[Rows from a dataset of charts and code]
/---

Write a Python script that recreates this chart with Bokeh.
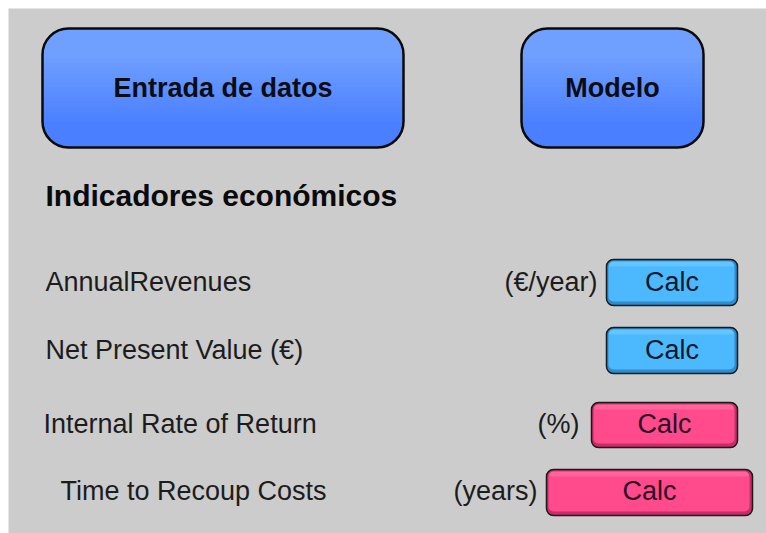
from bokeh.plotting import figure
from bokeh.models import Range1d
from bokeh.core.properties import value
from bokeh.embed import file_html
from bokeh.resources import INLINE

# ---------------- content (data) ----------------
nav_buttons = ["Entrada de datos", "Modelo"]
section_title = "Indicadores económicos"
indicators = ["AnnualRevenues", "Net Present Value (€)",
              "Internal Rate of Return", "Time to Recoup Costs"]
units = ["(€/year)", "", "(%)", "(years)"]
calc_labels = ["Calc", "Calc", "Calc", "Calc"]
calc_kind = ["blue", "blue", "pink", "pink"]

# ---------------- layout (page pixel coordinates, y downwards) ----------------
W, H, OFF = 758, 525, 8
FONT = value("Liberation Sans")
TEXT_SHIFT = 10

nav_left = [42, 521]
nav_right = [403, 703]
nav_top, nav_bottom, nav_radius = 28, 147, 26
nav_text_baseline = 97

title_x, title_baseline = 45, 205

label_x = [45, 45, 43, 60]
row_baseline = [291, 359, 433, 500]
unit_right = [597, 0, 579, 537]

calc_left = [606, 606, 591, 546]
calc_right = [737, 737, 737, 752]
calc_top = [259, 327, 402, 469]
calc_bottom = [305, 373, 447, 515]

styles = {
    "blue": dict(shade="#2e8ccc", main="#4cb9ff", light="#6ccaff", text="#10182e"),
    "pink": dict(shade="#c82d68", main="#ff4a8b", light="#ff6fa3", text="#2a0c26"),
}


def X(v):
    return v - OFF


def Y(v):
    return H - (v - OFF)


def TY(v):
    return Y(v - TEXT_SHIFT)


def mix(c1, c2, t):
    a = [int(c1[i:i + 2], 16) for i in (1, 3, 5)]
    b = [int(c2[i:i + 2], 16) for i in (1, 3, 5)]
    return "#%02x%02x%02x" % tuple(round(a[j] + (b[j] - a[j]) * t) for j in range(3))


p = figure(width=W + OFF, height=H + OFF, x_range=Range1d(0, W), y_range=Range1d(0, H),
           output_backend="svg", toolbar_location=None,
           min_border_left=OFF, min_border_top=OFF, min_border_right=0, min_border_bottom=0,
           x_axis_location=None, y_axis_location=None)
p.grid.visible = False
p.outline_line_color = None
p.background_fill_color = "#cccccc"
p.border_fill_color = "#ffffff"

# ---------------- navigation buttons ----------------
nav_bottom_col, nav_top_col = "#4a7fff", "#6f9fff"
L = [X(v) for v in nav_left]
R = [X(v) for v in nav_right]
p.quad(left=L, right=R, top=[Y(nav_top)] * 2, bottom=[Y(nav_bottom)] * 2,
       fill_color=nav_bottom_col, line_color=None, border_radius=nav_radius)
n = 14
y_hi = nav_bottom - nav_radius
y_lo = nav_top + nav_radius + 4
for k in range(n):
    yb = y_hi - (y_hi - y_lo) * k / (n - 1)
    col = mix(nav_bottom_col, nav_top_col, (k + 1) / n)
    p.quad(left=L, right=R, top=[Y(nav_top)] * 2, bottom=[Y(yb)] * 2,
           fill_color=col, line_color=None,
           border_radius=(nav_radius, nav_radius, 0, 0))
p.quad(left=L, right=R, top=[Y(nav_top)] * 2, bottom=[Y(nav_bottom)] * 2,
       fill_alpha=0, line_color="#0a0a0a", line_width=2.5, border_radius=nav_radius)
p.text(x=[(a + b) / 2 for a, b in zip(L, R)], y=[TY(nav_text_baseline)] * 2,
       text=nav_buttons, text_font=FONT, text_font_style="bold",
       text_font_size="27px", text_align="center", text_baseline="alphabetic",
       text_color="#0c0c14")

# ---------------- section title ----------------
p.text(x=[X(title_x)], y=[TY(title_baseline)], text=[section_title],
       text_font=FONT, text_font_style="bold", text_font_size="30px",
       text_align="left", text_baseline="alphabetic", text_color="#0a0a0a")

# ---------------- indicator labels ----------------
p.text(x=[X(v) for v in label_x], y=[TY(v) for v in row_baseline], text=indicators,
       text_font=FONT, text_font_size="27px", text_align="left",
       text_baseline="alphabetic", text_color="#1c1c1c")

ux = [X(unit_right[i]) for i in range(4) if units[i]]
uy = [TY(row_baseline[i]) for i in range(4) if units[i]]
ut = [u for u in units if u]
p.text(x=ux, y=uy, text=ut, text_font=FONT, text_font_size="27px",
       text_align="right", text_baseline="alphabetic", text_color="#1c1c1c")

# ---------------- Calc buttons ----------------
for i in range(4):
    s = styles[calc_kind[i]]
    l, r, t, b = calc_left[i], calc_right[i], calc_top[i], calc_bottom[i]
    p.quad(left=[X(l)], right=[X(r)], top=[Y(t)], bottom=[Y(b)],
           fill_color=s["shade"], line_color="#1a1a1a", line_width=1.5,
           border_radius=7)
    p.quad(left=[X(l + 2)], right=[X(r - 3)], top=[Y(t + 2)], bottom=[Y(b - 4)],
           fill_color=s["main"], line_color=None, border_radius=5)
    p.quad(left=[X(l + 3)], right=[X(r - 4)], top=[Y(t + 2)], bottom=[Y(t + 7)],
           fill_color=s["light"], fill_alpha=0.7, line_color=None,
           border_radius=(4, 4, 0, 0))
    p.text(x=[X((l + r) / 2)], y=[TY(row_baseline[i])], text=[calc_labels[i]],
           text_font=FONT, text_font_size="27px", text_align="center",
           text_baseline="alphabetic", text_color=s["text"])

open("out.html", "w").write(file_html(p, INLINE))
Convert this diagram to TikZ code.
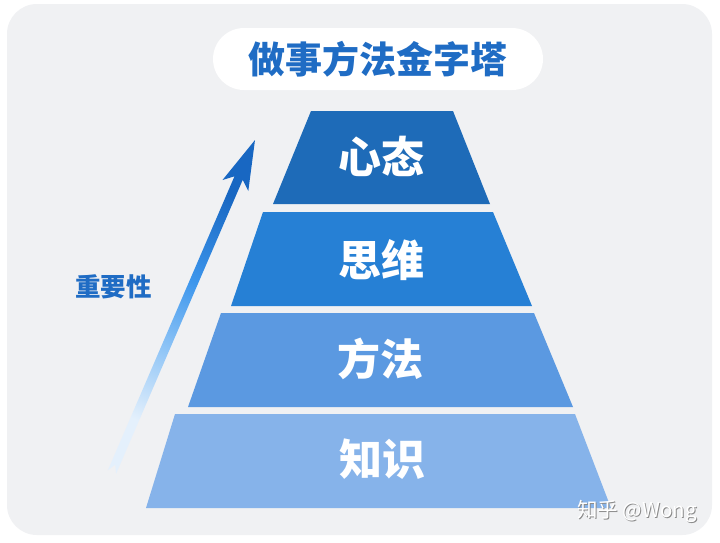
\documentclass[tikz,border=0pt]{standalone}
\usepackage{fontspec}
\newfontfamily\cjk{Noto Sans CJK SC}
\definecolor{bgc}{HTML}{F0F1F3}
\definecolor{titleblue}{HTML}{1F6CC4}
\definecolor{tierA}{HTML}{1E6BB8}
\definecolor{tierB}{HTML}{2680D5}
\definecolor{tierC}{HTML}{5B99E1}
\definecolor{tierD}{HTML}{86B3EA}
\definecolor{arrTop}{HTML}{1867C2}
\definecolor{arrMid}{HTML}{3D96EC}
\definecolor{arrLow}{HTML}{8EC4F6}
\definecolor{arrBot}{HTML}{E4F0FC}
\pgfdeclareverticalshading{arrowshade}{100bp}{color(0bp)=(arrBot); color(28bp)=(arrBot); color(42bp)=(arrLow); color(55bp)=(arrMid); color(72bp)=(arrTop); color(100bp)=(arrTop)}
\tikzset{
  tierlabel/.style={text=white, font=\cjk\bfseries\fontsize{43}{43}\selectfont, inner sep=0pt},
  wmark/.style={font=\cjk\fontsize{20.5}{20.5}\selectfont, inner sep=0pt}
}
\begin{document}
\begin{tikzpicture}[x=1pt,y=-1pt]
\useasboundingbox (0,0) rectangle (720,542);
\fill[white] (0,0) rectangle (720,542);
\fill[bgc, rounded corners=30pt] (7,4) rectangle (712,535);
% title pill
\node[fill=white, rounded corners=31pt, minimum width=330pt, minimum height=62pt, inner sep=0pt,
      text=titleblue, font=\cjk\bfseries\fontsize{37}{37}\selectfont] (title) at (378,59) {做事方法金字塔};
% tiers
\fill[tierA] (311,111) -- (453,111) -- (490,204) -- (273,204) -- cycle;
\fill[tierB] (263,212) -- (493,212) -- (532,306) -- (231,306) -- cycle;
\fill[tierC] (221,313) -- (534,313) -- (573,407) -- (188,407) -- cycle;
\fill[tierD] (175,414) -- (575,414) -- (611,508) -- (146,508) -- cycle;
\node[tierlabel] (t1) at (381,156) {心态};
\node[tierlabel] (t2) at (381,260) {思维};
\node[tierlabel] (t3) at (380,359) {方法};
\node[tierlabel] (t4) at (382,459) {知识};
% arrow
\shade[shading=arrowshade, shading angle=-23.3]
  (107.9,470.2) -- (234.5,176.3) -- (222.5,180.0) -- (255,140) -- (248.3,191.0) -- (242.7,179.9)
  -- (116.1,473.8) -- (115.2,464.7) -- cycle;
\node[text=titleblue, font=\cjk\bfseries\fontsize{25.5}{25.5}\selectfont, inner sep=0pt] (imp) at (113.5,287) {重要性};
% watermark
\node[wmark, text=black!45] (wms) at (638,512) {知乎 @Wong};
\node[wmark, text=white] (wm) at (637,511) {知乎 @Wong};
\end{tikzpicture}
\end{document}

\---

* REQUIRED WORK: Return the lines exactly as they stand, from the start of the entries through the line holding "return Y(v - TEXT_SHIFT)"; omit the pictures.

* RESULT OF THIS EXERCISE:
Write a Python script that recreates this chart with Bokeh.
from bokeh.plotting import figure
from bokeh.models import Range1d
from bokeh.core.properties import value
from bokeh.embed import file_html
from bokeh.resources import INLINE

# ---------------- content (data) ----------------
nav_buttons = ["Entrada de datos", "Modelo"]
section_title = "Indicadores económicos"
indicators = ["AnnualRevenues", "Net Present Value (€)",
              "Internal Rate of Return", "Time to Recoup Costs"]
units = ["(€/year)", "", "(%)", "(years)"]
calc_labels = ["Calc", "Calc", "Calc", "Calc"]
calc_kind = ["blue", "blue", "pink", "pink"]

# ---------------- layout (page pixel coordinates, y downwards) ----------------
W, H, OFF = 758, 525, 8
FONT = value("Liberation Sans")
TEXT_SHIFT = 10

nav_left = [42, 521]
nav_right = [403, 703]
nav_top, nav_bottom, nav_radius = 28, 147, 26
nav_text_baseline = 97

title_x, title_baseline = 45, 205

label_x = [45, 45, 43, 60]
row_baseline = [291, 359, 433, 500]
unit_right = [597, 0, 579, 537]

calc_left = [606, 606, 591, 546]
calc_right = [737, 737, 737, 752]
calc_top = [259, 327, 402, 469]
calc_bottom = [305, 373, 447, 515]

styles = {
    "blue": dict(shade="#2e8ccc", main="#4cb9ff", light="#6ccaff", text="#10182e"),
    "pink": dict(shade="#c82d68", main="#ff4a8b", light="#ff6fa3", text="#2a0c26"),
}


def X(v):
    return v - OFF


def Y(v):
    return H - (v - OFF)


def TY(v):
    return Y(v - TEXT_SHIFT)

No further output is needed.